Takane Enomoto has a secret: not only is she and one other classmate in a special class run by the world’s laziest teacher, but she also has a double life as a world-famous gamer. Will Takane and her awkward crew be able to put on an awesome display for the school festival without exposing herself to the school? The story based off Jin’s Kagerou Project and later inspired the hit anime Mekakucity Actors marches onward.
Takane Enomoto’s life is a little bit strange - due to a recurring sickness she’s stuck in a classroom with the plain and sickly Haruka Kokonose as her only classmate with lazy Tateyama as her teacher. Little do they know that Takane is the second ranked player in the world at the shooter Dead Bullet -1989-, and she’d like to keep it this way if she can help it. When Tateyama announces to the “class” that they have to come up with a display for their school festival, Takane suggests that they create a game to leverage her legendary skills in a contest. Little does she know that this will bring about an end to her normal school life...
Meanwhile, the Mekakushi-dan are taking a well-deserved day off after escaping the hostage situation as Shintaro and crew take Ene to the amusement park. With a group as odd as they are, plenty of shenanigans ensure that the day will be memorable.
Kagerou Daze II takes a somewhat unconventional route in immediately switching the focus up by temporarily putting aside the Mekakushi-dan’s story and focusing on Takane Enomoto for the first two-thirds of the book. This decision paid off in spades as Takane’s story proved to be much more entertaining than the Mekakushi-dan’s thanks to some good pacing and an interesting story. While Takane and crew’s quest to put on a festival display wasn’t a deep story by any means, less clearly meant more in this case as the plot never got bogged down in pointless dialogue in the way the first volume did. There was always a clear sense of focus kept on Takane’s development as a character, and the story was wrapped up and integrated well into the series’ main plot line well if not a little prematurely.
Takane made for a very interesting protagonist and her narration gave a lot of life to her part of the book. Although she’s perpetually grumpy and somewhat cynical, it slowly became apparent over the course of her character arc that a lot of this was indicative of her inner insecurity. This made it very interesting to see her reactions throughout and also gave a real sense of progress as she grew throughout the novel. It was great to see her grow to accept both herself and her relationships with Haruka and her teacher (even if she wouldn’t admit it to herself) and I really enjoyed this because of her surprisingly well-portrayed struggle to come to terms with her lacking self-image as a consequence of her gaming habit. This helped give the plot more meaning than it otherwise would have had and thanks to this depth she felt a lot more three-dimensional than protagonists of many other comparable works really capturing my interest as a result.
To my sadness after an excellent first two-thirds, the final stretch of the book follows Shintaro, Momo and the Mekakushi-dan as they take Ene to the amusement park after the events of the first volume. It’s disappointing that absolutely nothing of consequence happens during this stretch - there’s no story, no character development and no humour that actually works. This was unfortunate as I would have much preferred that author Jin continued Takane’s story in some way or actually attempted to progress the main plot instead of wasting time on a meaningless diversion.
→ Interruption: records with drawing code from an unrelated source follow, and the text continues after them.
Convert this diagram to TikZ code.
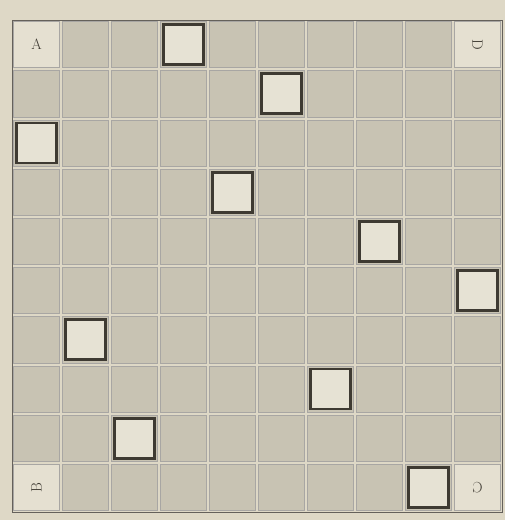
\documentclass[tikz,border=0pt]{standalone}
\usepackage{tikz}

\definecolor{paper}{RGB}{222,216,198}
\definecolor{shade}{RGB}{200,195,179}
\definecolor{ink}{RGB}{62,58,50}

\begin{document}
\begin{tikzpicture}[x=1pt, y=-1pt,
  cell/.style={fill=shade, draw=ink!45, line width=0.7pt},
  corner/.style={fill=paper!80!white, draw=ink!45, line width=0.7pt},
  piece/.style={draw=ink, line width=2.8pt, fill=paper!75!white,
    minimum width=40pt, minimum height=40pt, inner sep=0pt},
  letter/.style={font=\fontsize{15}{15}\selectfont, text=ink}
]
  % paper and page size
  \fill[paper] (0,0) rectangle (505,520);
  \useasboundingbox (0,0) rectangle (505,520);

  % ======= board 10 x 10 =======
  \foreach \r in {0,...,9}
    \foreach \c in {0,...,9}
      \draw[cell] ({13.5+49*\c},{21.5+49.2*\r}) rectangle ({59.5+49*\c},{67.7+49.2*\r});

  % lighter corner squares
  \draw[corner] (13.5,21.5) rectangle (59.5,67.7);
  \draw[corner] (454.5,21.5) rectangle (500.5,67.7);
  \draw[corner] (13.5,464.3) rectangle (59.5,510.5);
  \draw[corner] (454.5,464.3) rectangle (500.5,510.5);

  % outer frame
  \draw[ink!80, line width=1pt] (12,20) rectangle (502,512);

  % pieces: one per row, column given in the list
  \foreach \c [count=\r from 0] in {3,5,0,4,7,9,1,6,2,8}
    \node[piece] (q\r) at ({36.5+49*\c},{44.6+49.2*\r}) {};

  % corner letters
  \node[letter] (lA) at (36.5,44.6) {A};
  \node[letter, rotate=-90] (lD) at (477.5,44.6) {D};
  \node[letter, rotate=90] (lB) at (36.5,487.4) {B};
  \node[letter, rotate=180] (lC) at (477.5,487.4) {C};
\end{tikzpicture}
\end{document}
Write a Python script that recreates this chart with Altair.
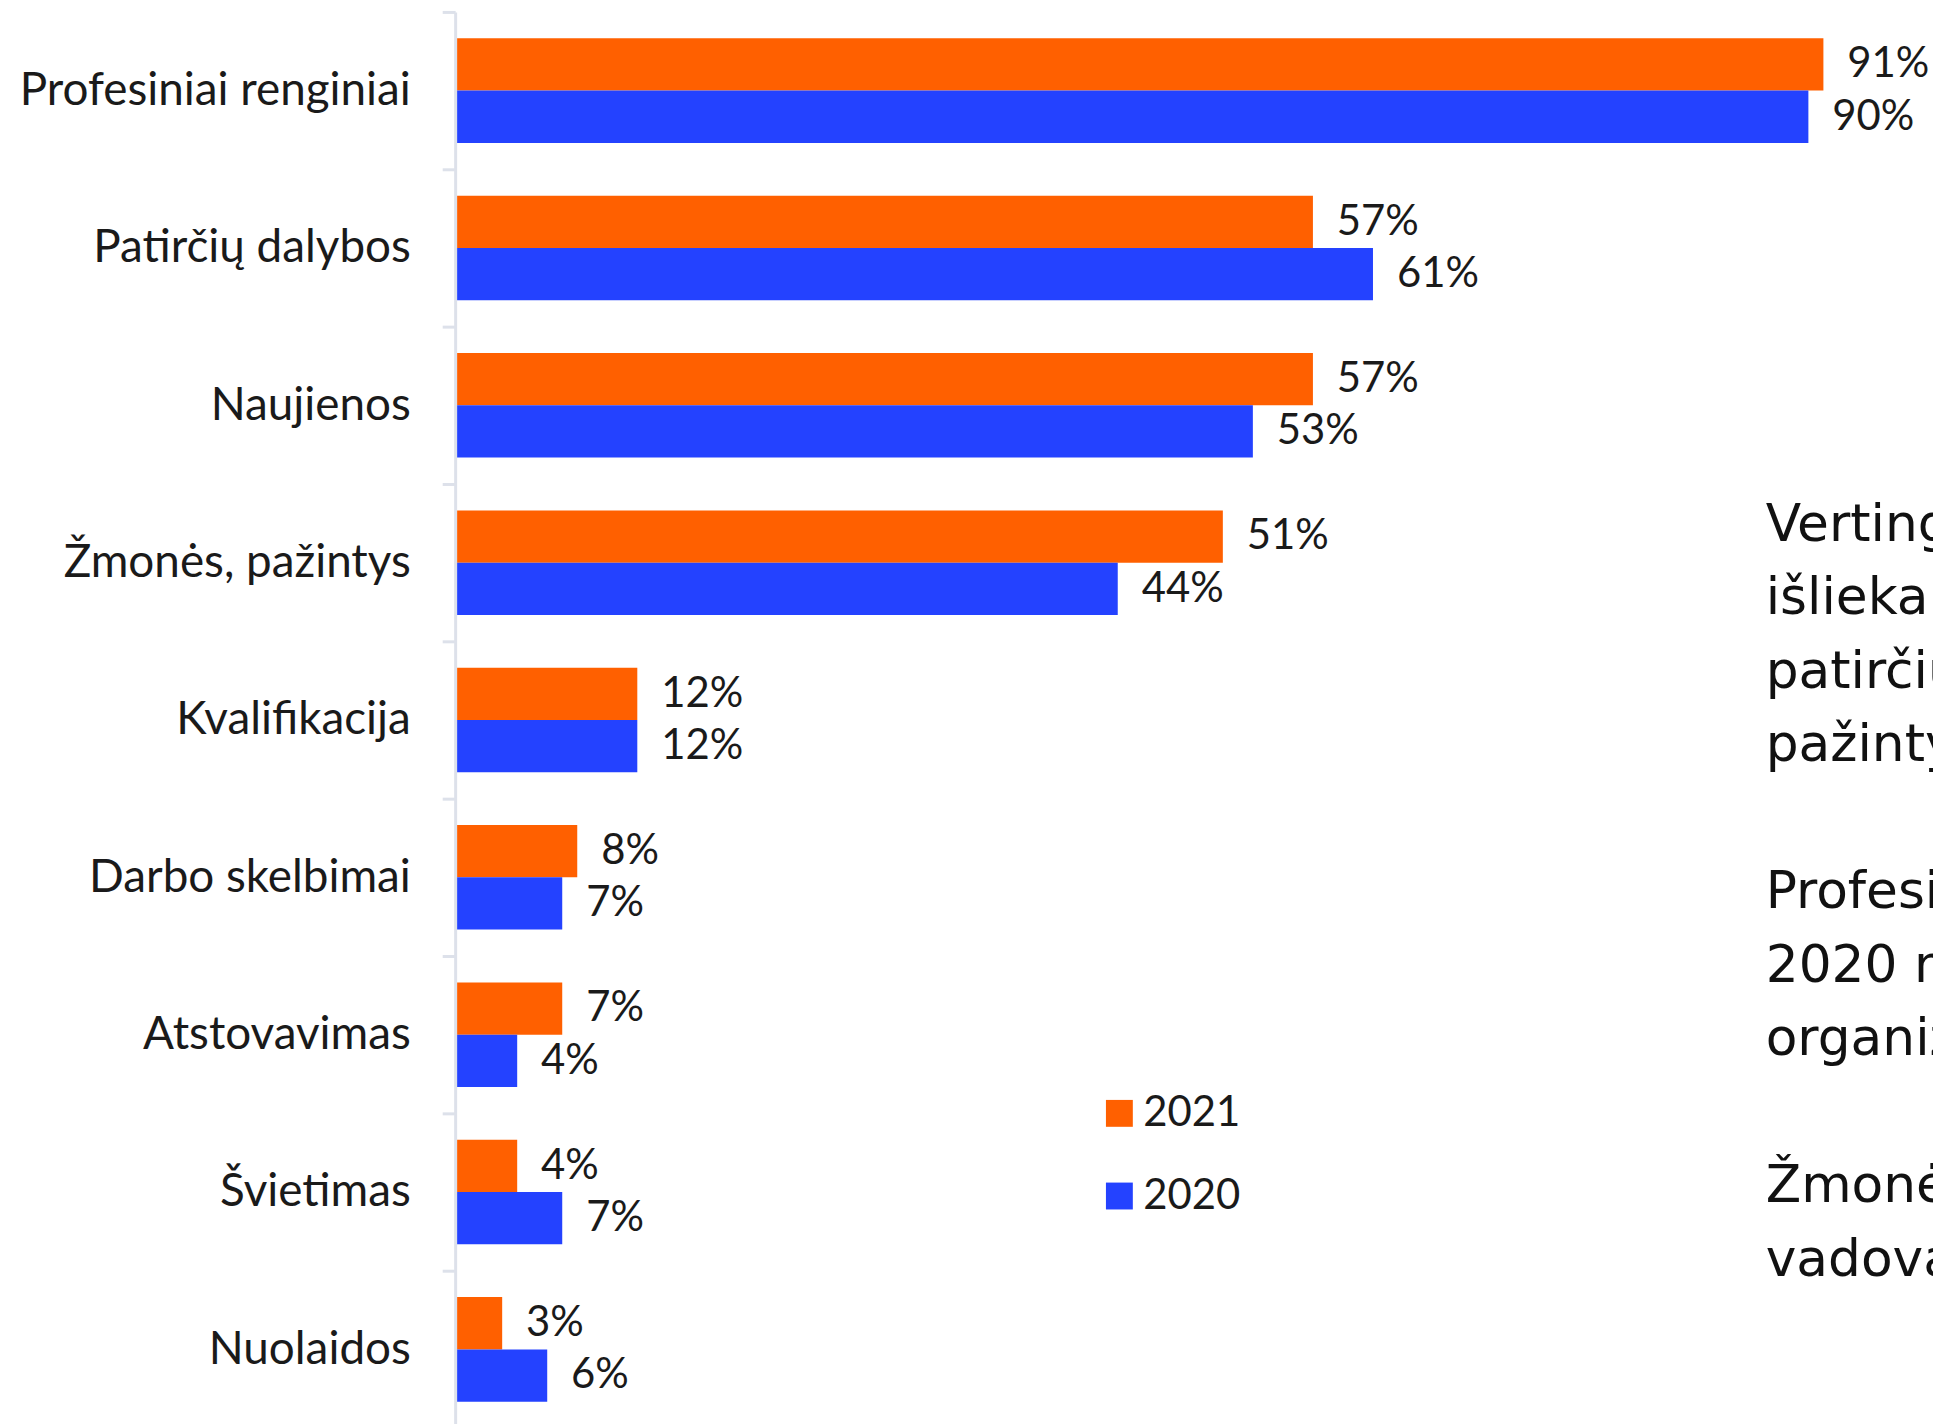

The main problem is that this is one of those scenes meant to give established characters a chance to have their personalities bounce off each other in a fun setting. This often used to great effect in other series and would have been just fine had these characters actually been developed up to this point in the series. While it’s one thing to see characters make in-jokes after they’ve spent some time together, expecting this humour to deliver before this familiarity has been established was clearly a mistake on Jin’s part. It also fails to progress to any of the characters beyond a one-dimensional state, using their main tropes as the poor attempt at humour here. Kido is a tough girl scared of haunted houses, Momo is ditzy and Shintaro is bitter and awkward, and these traits are all the subject of various attempts of humour that have been done before with better characters and execution in various other works. It’s almost as if an editor made Jin a checklist of various anime character tropes that needed to be fulfilled and decided to get them out of the way in one bland tangent. Hopefully now that this is out of the way Jin will return to the main plot, but this really left a poor taste in my mouth especially compared Takane’s fantastic first 100 pages.
Kagerou Daze II is about 60 pages too long, with the last third of the book failing to add anything of substance to the series. However, there’s no doubt in my mind that this book is still worth reading as I really thought Takane’s story came through well thanks to her great character arc and the focused story on display. While you certainly wouldn’t lose anything by skipping the final chapter, Kagerou Daze II is an undeniably strong entry into the series that solidly captured my interest for a time, and hopefully future installments will follow what worked well here in having more “headphone” and less “actor”.
Kagerou Daze II - A Headphone Actor was published by Yen Press on September 22nd, 2015. Authored by Jin (Shizen No Teki-P) and illustrated by Sidu, the series is currently ongoing and published by Enterbrain’s KCG Bunko imprint. Volume 1 was released on May 19th, 2015 and Volume 3 is scheduled to be published in English on January 19th, 2015. An anime adaption called Mekakucity Actors aired in 2014.